**Information provided**:
┄┄┄┄┄┄
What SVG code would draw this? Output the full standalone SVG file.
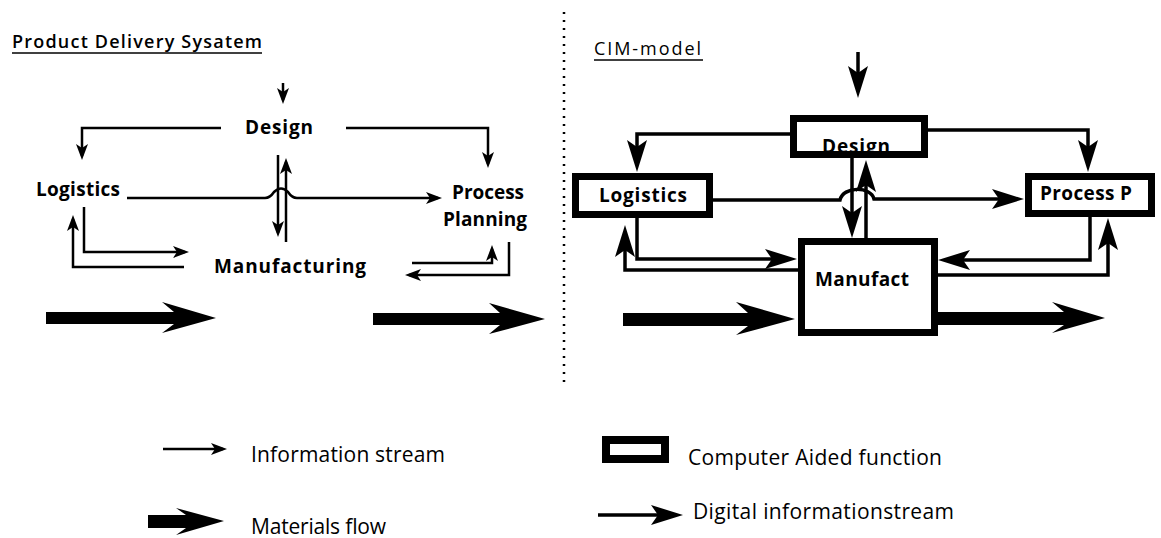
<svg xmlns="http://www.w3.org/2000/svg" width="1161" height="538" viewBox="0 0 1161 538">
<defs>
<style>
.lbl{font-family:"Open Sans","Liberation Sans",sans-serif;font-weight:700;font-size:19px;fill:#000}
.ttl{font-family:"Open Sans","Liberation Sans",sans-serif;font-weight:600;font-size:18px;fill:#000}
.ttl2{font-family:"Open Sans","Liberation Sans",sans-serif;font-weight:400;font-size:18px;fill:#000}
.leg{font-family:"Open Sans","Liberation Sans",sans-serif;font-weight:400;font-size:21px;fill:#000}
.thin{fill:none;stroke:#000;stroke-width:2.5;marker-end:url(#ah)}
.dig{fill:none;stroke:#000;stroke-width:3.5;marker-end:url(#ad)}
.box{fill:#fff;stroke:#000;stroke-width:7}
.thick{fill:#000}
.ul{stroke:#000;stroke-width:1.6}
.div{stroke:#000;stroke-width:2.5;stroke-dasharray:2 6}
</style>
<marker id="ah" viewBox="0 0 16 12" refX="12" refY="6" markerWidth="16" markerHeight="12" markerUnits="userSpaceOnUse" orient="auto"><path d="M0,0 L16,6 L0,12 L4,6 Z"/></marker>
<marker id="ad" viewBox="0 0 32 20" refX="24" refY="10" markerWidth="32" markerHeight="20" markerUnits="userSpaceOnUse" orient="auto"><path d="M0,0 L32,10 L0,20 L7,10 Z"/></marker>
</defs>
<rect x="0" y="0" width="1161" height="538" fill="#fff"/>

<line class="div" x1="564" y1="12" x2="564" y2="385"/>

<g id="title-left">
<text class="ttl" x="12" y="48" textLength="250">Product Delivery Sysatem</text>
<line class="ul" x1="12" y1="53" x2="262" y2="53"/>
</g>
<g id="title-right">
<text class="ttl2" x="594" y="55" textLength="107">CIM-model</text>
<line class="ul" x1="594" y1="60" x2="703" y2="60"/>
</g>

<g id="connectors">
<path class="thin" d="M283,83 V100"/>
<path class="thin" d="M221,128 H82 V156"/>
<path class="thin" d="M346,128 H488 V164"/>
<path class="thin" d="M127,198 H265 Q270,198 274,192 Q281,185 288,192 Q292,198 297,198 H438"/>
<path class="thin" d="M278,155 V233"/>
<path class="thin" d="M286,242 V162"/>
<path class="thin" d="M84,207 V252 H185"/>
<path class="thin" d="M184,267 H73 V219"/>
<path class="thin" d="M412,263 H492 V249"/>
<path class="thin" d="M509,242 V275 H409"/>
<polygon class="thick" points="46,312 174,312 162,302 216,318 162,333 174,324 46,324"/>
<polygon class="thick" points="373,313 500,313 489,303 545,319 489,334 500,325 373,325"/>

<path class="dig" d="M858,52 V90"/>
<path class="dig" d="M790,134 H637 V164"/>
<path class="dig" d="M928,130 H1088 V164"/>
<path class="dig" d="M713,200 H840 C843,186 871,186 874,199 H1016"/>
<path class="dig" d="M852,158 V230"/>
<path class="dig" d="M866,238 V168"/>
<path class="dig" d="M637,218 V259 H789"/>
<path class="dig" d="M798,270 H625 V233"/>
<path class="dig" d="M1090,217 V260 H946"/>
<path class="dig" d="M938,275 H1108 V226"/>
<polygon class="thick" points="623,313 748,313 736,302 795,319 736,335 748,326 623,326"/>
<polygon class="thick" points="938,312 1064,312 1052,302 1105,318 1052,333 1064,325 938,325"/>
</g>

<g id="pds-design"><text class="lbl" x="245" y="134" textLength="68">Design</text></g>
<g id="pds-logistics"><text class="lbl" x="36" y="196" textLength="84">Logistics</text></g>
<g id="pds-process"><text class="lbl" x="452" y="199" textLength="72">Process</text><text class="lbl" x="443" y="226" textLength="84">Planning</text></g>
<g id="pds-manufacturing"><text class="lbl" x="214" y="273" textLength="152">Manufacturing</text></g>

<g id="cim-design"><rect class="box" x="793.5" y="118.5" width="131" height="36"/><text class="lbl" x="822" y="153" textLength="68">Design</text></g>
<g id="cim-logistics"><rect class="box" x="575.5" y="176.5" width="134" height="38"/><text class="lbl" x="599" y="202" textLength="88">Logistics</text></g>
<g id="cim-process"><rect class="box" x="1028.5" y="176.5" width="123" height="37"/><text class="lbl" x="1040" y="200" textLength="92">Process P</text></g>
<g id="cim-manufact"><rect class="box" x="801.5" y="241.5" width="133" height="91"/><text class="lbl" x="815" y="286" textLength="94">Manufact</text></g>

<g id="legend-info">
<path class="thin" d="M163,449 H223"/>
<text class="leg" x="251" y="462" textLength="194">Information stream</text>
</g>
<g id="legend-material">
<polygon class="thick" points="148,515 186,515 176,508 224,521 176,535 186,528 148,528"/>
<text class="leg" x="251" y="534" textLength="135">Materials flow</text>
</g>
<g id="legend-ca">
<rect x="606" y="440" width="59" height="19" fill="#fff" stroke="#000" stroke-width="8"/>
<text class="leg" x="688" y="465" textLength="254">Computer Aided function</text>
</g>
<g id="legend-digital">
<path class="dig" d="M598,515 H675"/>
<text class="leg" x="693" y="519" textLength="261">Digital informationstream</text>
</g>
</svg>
┄┄┄┄┄┄
**Brief**: Omit every picture, then reproduce the rest of the listing exactly.

**Worked solution**:
What SVG code would draw this? Output the full standalone SVG file.
<svg xmlns="http://www.w3.org/2000/svg" width="1161" height="538" viewBox="0 0 1161 538">
<defs>
<style>
.lbl{font-family:"Open Sans","Liberation Sans",sans-serif;font-weight:700;font-size:19px;fill:#000}
.ttl{font-family:"Open Sans","Liberation Sans",sans-serif;font-weight:600;font-size:18px;fill:#000}
.ttl2{font-family:"Open Sans","Liberation Sans",sans-serif;font-weight:400;font-size:18px;fill:#000}
.leg{font-family:"Open Sans","Liberation Sans",sans-serif;font-weight:400;font-size:21px;fill:#000}
.thin{fill:none;stroke:#000;stroke-width:2.5;marker-end:url(#ah)}
.dig{fill:none;stroke:#000;stroke-width:3.5;marker-end:url(#ad)}
.box{fill:#fff;stroke:#000;stroke-width:7}
.thick{fill:#000}
.ul{stroke:#000;stroke-width:1.6}
.div{stroke:#000;stroke-width:2.5;stroke-dasharray:2 6}
</style>
<marker id="ah" viewBox="0 0 16 12" refX="12" refY="6" markerWidth="16" markerHeight="12" markerUnits="userSpaceOnUse" orient="auto"><path d="M0,0 L16,6 L0,12 L4,6 Z"/></marker>
<marker id="ad" viewBox="0 0 32 20" refX="24" refY="10" markerWidth="32" markerHeight="20" markerUnits="userSpaceOnUse" orient="auto"><path d="M0,0 L32,10 L0,20 L7,10 Z"/></marker>
</defs>
<rect x="0" y="0" width="1161" height="538" fill="#fff"/>

<line class="div" x1="564" y1="12" x2="564" y2="385"/>

<g id="title-left">
<text class="ttl" x="12" y="48" textLength="250">Product Delivery Sysatem</text>
<line class="ul" x1="12" y1="53" x2="262" y2="53"/>
</g>
<g id="title-right">
<text class="ttl2" x="594" y="55" textLength="107">CIM-model</text>
<line class="ul" x1="594" y1="60" x2="703" y2="60"/>
</g>

<g id="connectors">
<path class="thin" d="M283,83 V100"/>
<path class="thin" d="M221,128 H82 V156"/>
<path class="thin" d="M346,128 H488 V164"/>
<path class="thin" d="M127,198 H265 Q270,198 274,192 Q281,185 288,192 Q292,198 297,198 H438"/>
<path class="thin" d="M278,155 V233"/>
<path class="thin" d="M286,242 V162"/>
<path class="thin" d="M84,207 V252 H185"/>
<path class="thin" d="M184,267 H73 V219"/>
<path class="thin" d="M412,263 H492 V249"/>
<path class="thin" d="M509,242 V275 H409"/>
<polygon class="thick" points="46,312 174,312 162,302 216,318 162,333 174,324 46,324"/>
<polygon class="thick" points="373,313 500,313 489,303 545,319 489,334 500,325 373,325"/>

<path class="dig" d="M858,52 V90"/>
<path class="dig" d="M790,134 H637 V164"/>
<path class="dig" d="M928,130 H1088 V164"/>
<path class="dig" d="M713,200 H840 C843,186 871,186 874,199 H1016"/>
<path class="dig" d="M852,158 V230"/>
<path class="dig" d="M866,238 V168"/>
<path class="dig" d="M637,218 V259 H789"/>
<path class="dig" d="M798,270 H625 V233"/>
<path class="dig" d="M1090,217 V260 H946"/>
<path class="dig" d="M938,275 H1108 V226"/>
<polygon class="thick" points="623,313 748,313 736,302 795,319 736,335 748,326 623,326"/>
<polygon class="thick" points="938,312 1064,312 1052,302 1105,318 1052,333 1064,325 938,325"/>
</g>

<g id="pds-design"><text class="lbl" x="245" y="134" textLength="68">Design</text></g>
<g id="pds-logistics"><text class="lbl" x="36" y="196" textLength="84">Logistics</text></g>
<g id="pds-process"><text class="lbl" x="452" y="199" textLength="72">Process</text><text class="lbl" x="443" y="226" textLength="84">Planning</text></g>
<g id="pds-manufacturing"><text class="lbl" x="214" y="273" textLength="152">Manufacturing</text></g>

<g id="cim-design"><rect class="box" x="793.5" y="118.5" width="131" height="36"/><text class="lbl" x="822" y="153" textLength="68">Design</text></g>
<g id="cim-logistics"><rect class="box" x="575.5" y="176.5" width="134" height="38"/><text class="lbl" x="599" y="202" textLength="88">Logistics</text></g>
<g id="cim-process"><rect class="box" x="1028.5" y="176.5" width="123" height="37"/><text class="lbl" x="1040" y="200" textLength="92">Process P</text></g>
<g id="cim-manufact"><rect class="box" x="801.5" y="241.5" width="133" height="91"/><text class="lbl" x="815" y="286" textLength="94">Manufact</text></g>

<g id="legend-info">
<path class="thin" d="M163,449 H223"/>
<text class="leg" x="251" y="462" textLength="194">Information stream</text>
</g>
<g id="legend-material">
<polygon class="thick" points="148,515 186,515 176,508 224,521 176,535 186,528 148,528"/>
<text class="leg" x="251" y="534" textLength="135">Materials flow</text>
</g>
<g id="legend-ca">
<rect x="606" y="440" width="59" height="19" fill="#fff" stroke="#000" stroke-width="8"/>
<text class="leg" x="688" y="465" textLength="254">Computer Aided function</text>
</g>
<g id="legend-digital">
<path class="dig" d="M598,515 H675"/>
<text class="leg" x="693" y="519" textLength="261">Digital informationstream</text>
</g>
</svg>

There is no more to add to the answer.